21. Como, então, curar
estas feridas? Jesus nos ensina. Ao contar a parábola do joio e do trigo, Jesus
diz que é necessário que o joio cresça com o trigo para que, amadurecidos, sejam
fáceis de distinguir e separar. Ou seja, o melhor caminho para a cura do cisma é
a paciência. A paciência tudo alcança (Santa Tereza d’Ávila). Não uma paciência
de passividade, mas uma paciência de quem esperança. Esperançar é diferente de
esperar: esperançar demanda de nós um esforço, um esforço na oração e no amor. Nesse
sentido, há três passos para a cura dos cismas: primeiro, o diálogo fraterno;
segundo, a sinceridade recíproca; terceiro, o perdão.
22. Primeiro, devemos
dialogar. O diálogo encurta a distância que o cisma gerou e nos faz próximos
como verdadeiros irmãos. Nenhuma cura entre pessoas é feita à distância, mas
sim na aproximação. É ver, compadecer-se e cuidar. Devemos deixar de lado o que
nos separa e focar naquilo que nos une: o próprio Cristo. É somente através
dele que podemos nos reconciliar.
23. Depois de nos
aproximar no diálogo, busquemos ser sinceros um com o outro. Isso implica em mostrar
as feridas, os problemas, como também as alegrias, os bons frutos. Quando agimos
na sinceridade, vemos as feridas de cada um e, só as vendo, podemos curá-las.
24. E, por fim,
praticar o perdão. O perdão é um processo contínuo e não somente uma palavra. Perdoar
custa muito mais que falar “eu te perdoo”; custa mais que escrever uma carta de
anexação de uma comunidade à outra. Escrever o perdão no papel é importante,
mas deve ser feito depois de que o perdão seja assinado no coração de cada um.
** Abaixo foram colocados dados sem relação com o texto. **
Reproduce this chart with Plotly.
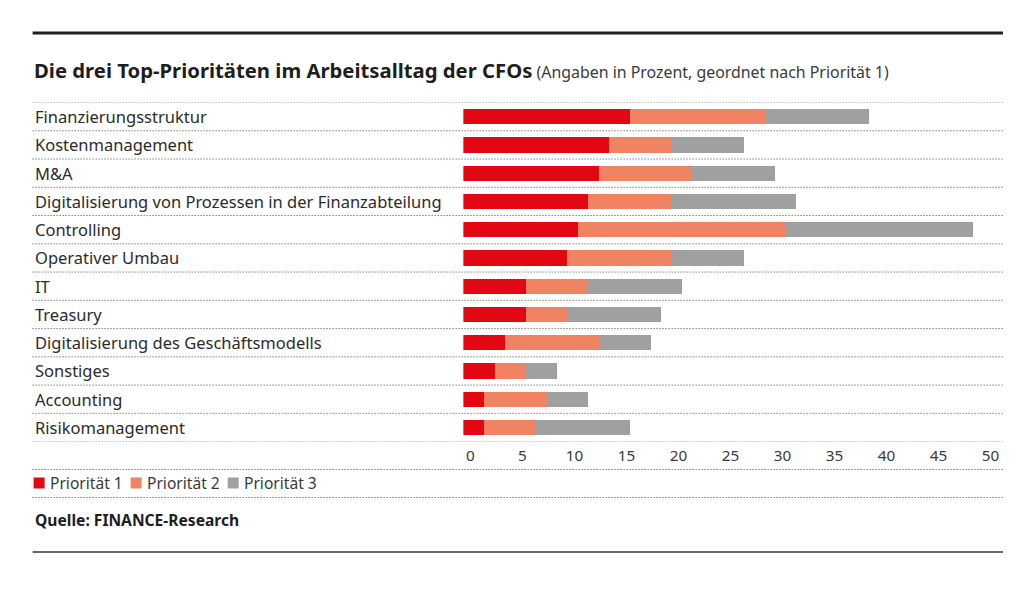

E o perdão cura. Cura quem perdoa e quem é perdoado; cura o ferido, mas também
quem fere. Perdoar é uma das mais belas atitudes de quem ama e, por isso, é a
melhor opção.
CONSIDERAÇÕES FINAIS
25. Que, entre nós,
seja assim. Busquemos o perdão enquanto amamos o próximo. Perseveremos na humildade,
buscando a cura, como irmãos. Afinal, somos todos irmãos e irmãs (cf. Mt
23,8).
26. De minha parte, não
esperem que fique frio com os cismas, porque, infelizmente, não vou. Eu quero
unidade, eu quero fraternidade, eu quero amor entre os irmãos! Tudo isso, para
que, um dia, eu possa repetir: vejam, como se amam! (Cf. Idem, XXXIX,
7, pg. 139)
27. Que Maria nos ajude
nesse caminho de unidade, a fim de que, amparados por sua intercessão, vivamos
o amor pelo Amor. A fraternidade pela Caridade. Que, enfim, “todos sejam um”
(cf. Jo 17,21). Que seja Deus o nosso último fim.
Palácio Apostólico, Vaticano, 20 de outubro de 2024.